Task to carry out - From the first line of the data below through the line bearing "-1.083, -1.043, -1.0]", reproduce each line exactly; do not include pictures.

Data lines -
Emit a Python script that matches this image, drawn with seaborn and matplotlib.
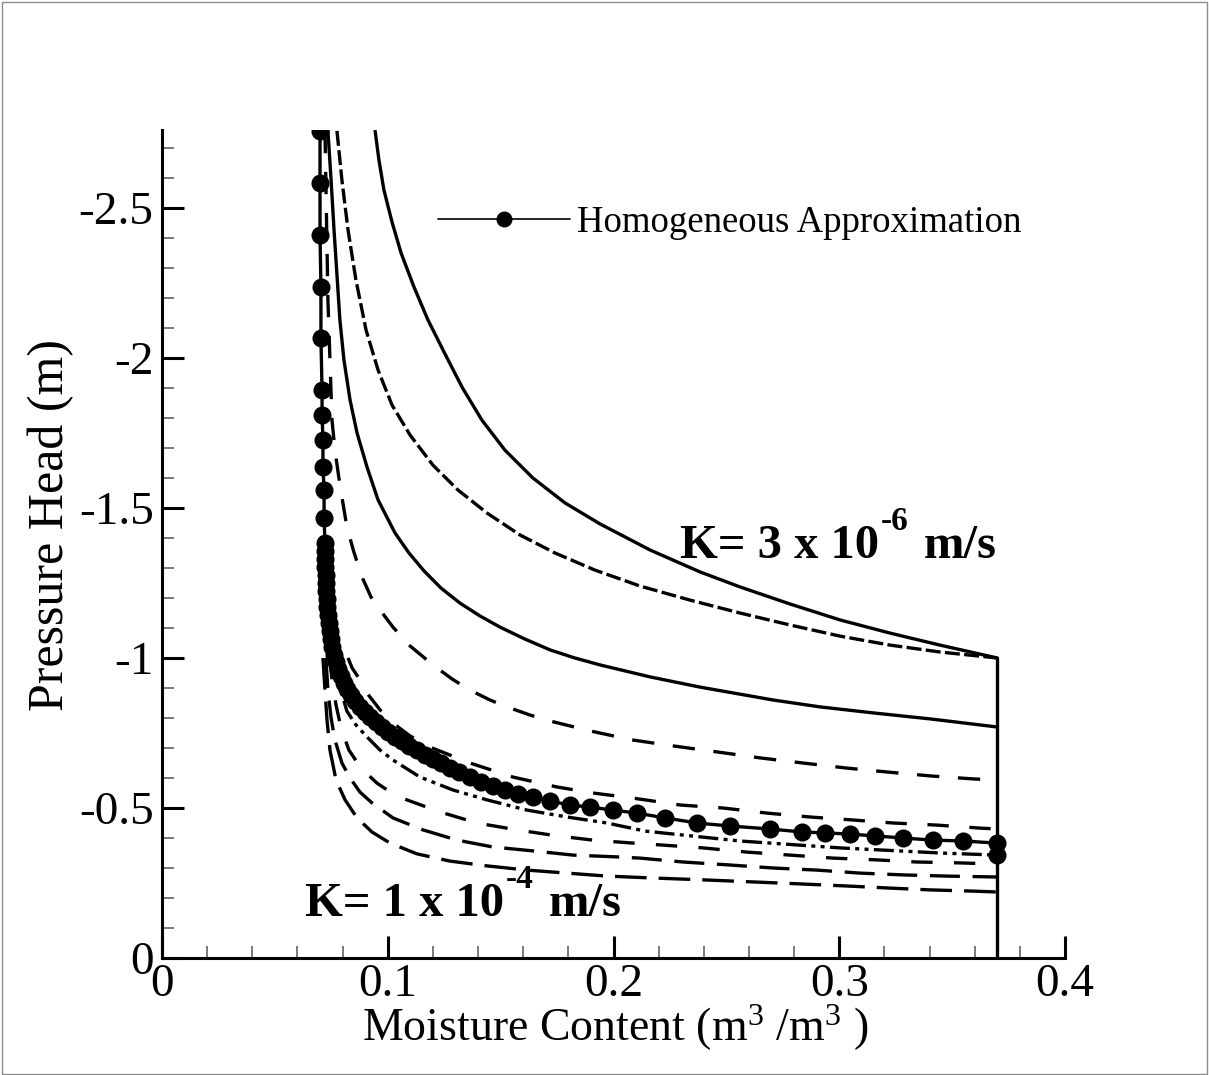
import matplotlib
matplotlib.use("Agg")
import matplotlib.pyplot as plt
import seaborn as sns
from matplotlib.ticker import MultipleLocator, FixedLocator, FixedFormatter
from matplotlib.lines import Line2D
from matplotlib.patches import Rectangle

# ---------------- data ----------------
xticks = [0.0, 0.1, 0.2, 0.3, 0.4]
xtick_labels = ["0", "0.1", "0.2", "0.3", "0.4"]
yticks = [0.0, -0.5, -1.0, -1.5, -2.0, -2.5]
ytick_labels = ["0", "-0.5", "-1", "-1.5", "-2", "-2.5"]

# K = 3e-6 group (upper curves)
s1_x = [0.0944, 0.0961, 0.0983, 0.1019, 0.1059, 0.1116, 0.1178, 0.1254, 0.1329, 0.1417, 0.1519, 0.1643,
        0.1785, 0.1940, 0.2162, 0.2383, 0.2560, 0.2782, 0.3003, 0.3225, 0.3446, 0.3700]
s1_y = [-2.757, -2.66, -2.56, -2.453, -2.35, -2.237, -2.127, -2.013, -1.903, -1.793, -1.693, -1.6,
        -1.517, -1.447, -1.36, -1.287, -1.237, -1.18, -1.127, -1.083, -1.043, -1.0]

d1_x = [0.0775, 0.0797, 0.0824, 0.0859, 0.0904, 0.0957, 0.1019, 0.1099, 0.1200, 0.1311, 0.1440, 0.1586,
        0.1741, 0.1918, 0.2117, 0.2339, 0.2560, 0.2782, 0.3003, 0.3225, 0.3446, 0.3700]
d1_y = [-2.757, -2.593, -2.427, -2.26, -2.093, -1.96, -1.843, -1.743, -1.643, -1.56, -1.483, -1.41,
        -1.35, -1.293, -1.24, -1.193, -1.15, -1.11, -1.073, -1.043, -1.02, -1.0]

s2_x = [0.0735, 0.0749, 0.0762, 0.0775, 0.0788, 0.0806, 0.0833, 0.0864, 0.0908, 0.0957, 0.1032, 0.1094,
        0.1161, 0.1236, 0.1320, 0.1409, 0.1497, 0.1608, 0.1719, 0.1829, 0.1940, 0.2051, 0.2162, 0.2383,
        0.2707, 0.2915, 0.3150, 0.3402, 0.3700]
s2_y = [-2.757, -2.593, -2.427, -2.277, -2.127, -1.993, -1.86, -1.75, -1.637, -1.527, -1.417, -1.35,
        -1.29, -1.233, -1.183, -1.14, -1.103, -1.063, -1.027, -1.0, -0.977, -0.957, -0.937, -0.903,
        -0.86, -0.837, -0.817, -0.797, -0.77]

d2_x = [0.0722, 0.0735, 0.0744, 0.0753, 0.0766, 0.0788, 0.0819, 0.0850, 0.0886, 0.0926, 0.0966, 0.1023,
        0.1099, 0.1200, 0.1285, 0.1364, 0.1453, 0.1528, 0.1630, 0.1719, 0.1896, 0.2082, 0.2264, 0.2458,
        0.2649, 0.2839, 0.3034, 0.3212, 0.3402, 0.3592, 0.3700]
d2_y = [-2.757, -2.193, -1.993, -1.793, -1.693, -1.577, -1.437, -1.353, -1.27, -1.203, -1.16, -1.103,
        -1.04, -0.977, -0.93, -0.893, -0.86, -0.837, -0.81, -0.79, -0.757, -0.727, -0.707, -0.687,
        -0.667, -0.65, -0.633, -0.62, -0.607, -0.597, -0.593]

# K = 1e-4 group (lower curves)
d3_x = [0.0824, 0.0842, 0.0877, 0.0908, 0.0966, 0.1023, 0.1099, 0.1187, 0.1364, 0.1555, 0.1750, 0.1909, 0.2086,
        0.2295, 0.2485, 0.2680, 0.2870, 0.3061, 0.3238, 0.3433, 0.3623, 0.3700]
d3_y = [-1.0, -0.967, -0.927, -0.883, -0.827, -0.783, -0.74, -0.703, -0.65, -0.603, -0.57, -0.55, -0.533,
        -0.51, -0.5, -0.483, -0.47, -0.46, -0.45, -0.443, -0.433, -0.43]

dd_x = [0.0762, 0.0780, 0.0802, 0.0819, 0.0859, 0.0908, 0.0966, 0.1023, 0.1143, 0.1289, 0.1440, 0.1617, 0.1794,
        0.1971, 0.2140, 0.2560, 0.3003, 0.3446, 0.3700]
dd_y = [-1.0, -0.927, -0.867, -0.823, -0.777, -0.737, -0.693, -0.66, -0.603, -0.56, -0.527, -0.493, -0.47,
        -0.45, -0.423, -0.39, -0.367, -0.35, -0.343]

d4_x = [0.0744, 0.0753, 0.0771, 0.0793, 0.0828, 0.0882, 0.0952, 0.1032, 0.1085, 0.1231, 0.1395, 0.1573, 0.1750,
        0.1909, 0.2086, 0.2206, 0.2396, 0.2591, 0.2782, 0.2972, 0.3167, 0.3344, 0.3535, 0.3700]
d4_y = [-1.0, -0.927, -0.843, -0.767, -0.693, -0.633, -0.583, -0.543, -0.527, -0.487, -0.45, -0.427, -0.407,
        -0.393, -0.383, -0.377, -0.367, -0.353, -0.343, -0.333, -0.327, -0.32, -0.317, -0.313]

d5_x = [0.0726, 0.0735, 0.0749, 0.0766, 0.0797, 0.0833, 0.0877, 0.0930, 0.1023, 0.1156, 0.1307, 0.1466, 0.1643,
        0.1821, 0.2016, 0.2117, 0.2308, 0.2516, 0.2707, 0.2901, 0.3092, 0.3282, 0.3477, 0.3700]
d5_y = [-1.0, -0.893, -0.8, -0.727, -0.65, -0.6, -0.553, -0.517, -0.467, -0.427, -0.393, -0.37, -0.357,
        -0.343, -0.337, -0.333, -0.32, -0.31, -0.3, -0.293, -0.283, -0.277, -0.273, -0.27]

d6_x = [0.0713, 0.0722, 0.0731, 0.0744, 0.0771, 0.0811, 0.0864, 0.0930, 0.1010, 0.1130, 0.1276, 0.1440, 0.1617,
        0.1794, 0.1971, 0.2162, 0.2414, 0.2636, 0.2826, 0.3034, 0.3225, 0.3402, 0.3592, 0.3700]
d6_y = [-1.0, -0.893, -0.793, -0.693, -0.593, -0.527, -0.467, -0.42, -0.383, -0.347, -0.323, -0.307, -0.293,
        -0.283, -0.273, -0.267, -0.26, -0.253, -0.247, -0.24, -0.233, -0.227, -0.223, -0.22]

# outlet boundary
wall_x = [0.37, 0.37]
wall_y = [0.0, -1.0]

# Homogeneous approximation (markers)
homog_x = [0.0700, 0.0700, 0.0700, 0.0704, 0.0704, 0.0709, 0.0709, 0.0713, 0.0713, 0.0718, 0.0718,
           0.0722, 0.0722, 0.0722, 0.0722, 0.0726, 0.0726, 0.0726, 0.0731, 0.0731, 0.0735, 0.0740,
           0.0744, 0.0749, 0.0753, 0.0762, 0.0771, 0.0780, 0.0793, 0.0806, 0.0819, 0.0837, 0.0855,
           0.0877, 0.0899, 0.0921, 0.0948, 0.0975, 0.1001, 0.1032, 0.1063, 0.1094, 0.1130, 0.1165,
           0.1200, 0.1236, 0.1276, 0.1316, 0.1364, 0.1413, 0.1466, 0.1519, 0.1577, 0.1643, 0.1719,
           0.1807, 0.1896, 0.1998, 0.2104, 0.2228, 0.2370, 0.2516, 0.2693, 0.2835, 0.2937, 0.3048,
           0.3158, 0.3282, 0.3415, 0.3548, 0.3700, 0.3700]
homog_y = [-2.757, -2.583, -2.41, -2.237, -2.067, -1.893, -1.81, -1.727, -1.637, -1.56, -1.467,
           -1.383, -1.357, -1.33, -1.303, -1.277, -1.25, -1.223, -1.197, -1.17, -1.143, -1.117,
           -1.09, -1.063, -1.037, -1.01, -0.987, -0.963, -0.94, -0.917, -0.897, -0.877, -0.857,
           -0.837, -0.82, -0.803, -0.787, -0.77, -0.753, -0.737, -0.723, -0.707, -0.693, -0.677,
           -0.663, -0.65, -0.633, -0.62, -0.603, -0.587, -0.573, -0.56, -0.547, -0.537, -0.523,
           -0.51, -0.503, -0.493, -0.483, -0.467, -0.45, -0.44, -0.43, -0.42, -0.417, -0.413,
           -0.407, -0.4, -0.393, -0.39, -0.383, -0.343]

legend_label = "Homogeneous Approximation"
xlabel = "Moisture Content (m$^3$ /m$^3$ )"
ylabel = "Pressure Head (m)"

# ---------------- style ----------------
sns.set_style("white")
plt.rcParams["font.family"] = ["Liberation Serif", "DejaVu Serif"]
plt.rcParams["mathtext.fontset"] = "custom"
plt.rcParams["mathtext.rm"] = "Liberation Serif"
plt.rcParams["mathtext.it"] = "Liberation Serif:italic"
plt.rcParams["mathtext.bf"] = "Liberation Serif:bold"
plt.rcParams["axes.unicode_minus"] = False
for key in ["text.color", "axes.labelcolor", "xtick.color", "ytick.color", "axes.edgecolor"]:
    plt.rcParams[key] = "black"

W, H = 1209, 1075
fig = plt.figure(figsize=(W / 100, H / 100), dpi=100)
fig.patch.set_facecolor("white")
ax = fig.add_axes([162 / W, (H - 958) / H, (1065 - 162) / W, (958 - 130) / H])
ax.set_facecolor("white")

LW = 2.4


def curve(x, y, ls, **kw):
    sns.lineplot(x=x, y=y, ax=ax, sort=False, estimator=None, color="black",
                 linewidth=LW, linestyle=ls, legend=False, **kw)


curve(wall_x, wall_y, "-")
curve(s1_x, s1_y, "-")
curve(d1_x, d1_y, (0, (4.5, 1.3)))
curve(s2_x, s2_y, "-")
curve(d2_x, d2_y, (0, (6.7, 5.6)))
curve(d3_x, d3_y, (0, (6.4, 6.2)))
curve(dd_x, dd_y, (0, (6.0, 1.6, 1.2, 1.6, 1.2, 1.6)))
curve(d4_x, d4_y, (0, (6.4, 6.4)))
curve(d5_x, d5_y, (0, (9.0, 3.8)))
curve(d6_x, d6_y, (0, (9.5, 3.6)))
curve(homog_x, homog_y, "-", marker="o", markersize=13,
      markerfacecolor="black", markeredgecolor="black", markeredgewidth=0)

# ---------------- axes ----------------
ax.set_xlim(0, 0.4)
ax.set_ylim(0, -2.76)
ax.xaxis.set_major_locator(FixedLocator(xticks))
ax.xaxis.set_major_formatter(FixedFormatter(xtick_labels))
ax.yaxis.set_major_locator(FixedLocator(yticks))
ax.yaxis.set_major_formatter(FixedFormatter(ytick_labels))
ax.xaxis.set_minor_locator(MultipleLocator(0.02))
ax.yaxis.set_minor_locator(MultipleLocator(0.1))

for side in ["top", "right"]:
    ax.spines[side].set_visible(False)
for side in ["left", "bottom"]:
    ax.spines[side].set_visible(True)
    ax.spines[side].set_linewidth(2.2)
    ax.spines[side].set_color("black")

ax.tick_params(which="both", bottom=True, left=True, top=False, right=False)
ax.tick_params(which="major", direction="in", length=16, width=2.2, color="black",
               labelsize=34, labelcolor="black")
ax.tick_params(axis="x", which="major", pad=4)
ax.tick_params(axis="y", which="major", pad=6)
ax.tick_params(which="minor", direction="in", length=8.5, width=1.1, color="#555555")

ax.set_xlabel(xlabel, fontsize=33)
ax.set_ylabel(ylabel, fontsize=36)
ax.xaxis.set_label_coords((615 - 162) / 903, (958 - 1003) / 828)
ax.yaxis.set_label_coords((74 - 162) / 903, (958 - 525) / 828)

# ---------------- annotations ----------------
def k_label(x, y, base, sup):
    t1 = ax.text(x, y, base, fontsize=35, fontweight="bold", ha="left", va="baseline")
    t2 = ax.annotate(sup, xy=(1, 0), xycoords=(t1, t1), xytext=(1, 22),
                     textcoords="offset points", fontsize=24, fontweight="bold",
                     ha="left", va="bottom")
    ax.annotate("m/s", xy=(1, 0), xycoords=(t2, t1), xytext=(11, 0),
                textcoords="offset points", fontsize=35, fontweight="bold",
                ha="left", va="bottom")


k_label((680 - 162) / 2257.5, (558 - 958) / 300, "K= 3 x 10", "-6")
k_label((305 - 162) / 2257.5, (916 - 958) / 300, "K= 1 x 10", "-4")

# ---------------- legend ----------------
proxy = Line2D([], [], color="black", linewidth=1.2, marker="o", markersize=11.5,
               markerfacecolor="black", markeredgewidth=0)
fs_leg = 26.5
leg = ax.legend([proxy], [legend_label], loc="center left",
                bbox_to_anchor=(438 / W, 1 - 223 / H), bbox_transform=fig.transFigure,
                frameon=False, fontsize=fs_leg, handlelength=132 / (fs_leg * 100 / 72),
                handletextpad=7 / (fs_leg * 100 / 72), borderpad=0, borderaxespad=0,
                numpoints=1)

# thin frame around the picture
fig.patches.append(Rectangle((1.5 / W, 1.5 / H), 1 - 3.5 / W, 1 - 3.5 / H,
                             transform=fig.transFigure, fill=False,
                             edgecolor="#8c8c8c", linewidth=1.0))

fig.savefig("out.png", dpi=100, facecolor="white")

Reply -
Emit a Python script that matches this image, drawn with seaborn and matplotlib.
import matplotlib
matplotlib.use("Agg")
import matplotlib.pyplot as plt
import seaborn as sns
from matplotlib.ticker import MultipleLocator, FixedLocator, FixedFormatter
from matplotlib.lines import Line2D
from matplotlib.patches import Rectangle

# ---------------- data ----------------
xticks = [0.0, 0.1, 0.2, 0.3, 0.4]
xtick_labels = ["0", "0.1", "0.2", "0.3", "0.4"]
yticks = [0.0, -0.5, -1.0, -1.5, -2.0, -2.5]
ytick_labels = ["0", "-0.5", "-1", "-1.5", "-2", "-2.5"]

# K = 3e-6 group (upper curves)
s1_x = [0.0944, 0.0961, 0.0983, 0.1019, 0.1059, 0.1116, 0.1178, 0.1254, 0.1329, 0.1417, 0.1519, 0.1643,
        0.1785, 0.1940, 0.2162, 0.2383, 0.2560, 0.2782, 0.3003, 0.3225, 0.3446, 0.3700]
s1_y = [-2.757, -2.66, -2.56, -2.453, -2.35, -2.237, -2.127, -2.013, -1.903, -1.793, -1.693, -1.6,
        -1.517, -1.447, -1.36, -1.287, -1.237, -1.18, -1.127, -1.083, -1.043, -1.0]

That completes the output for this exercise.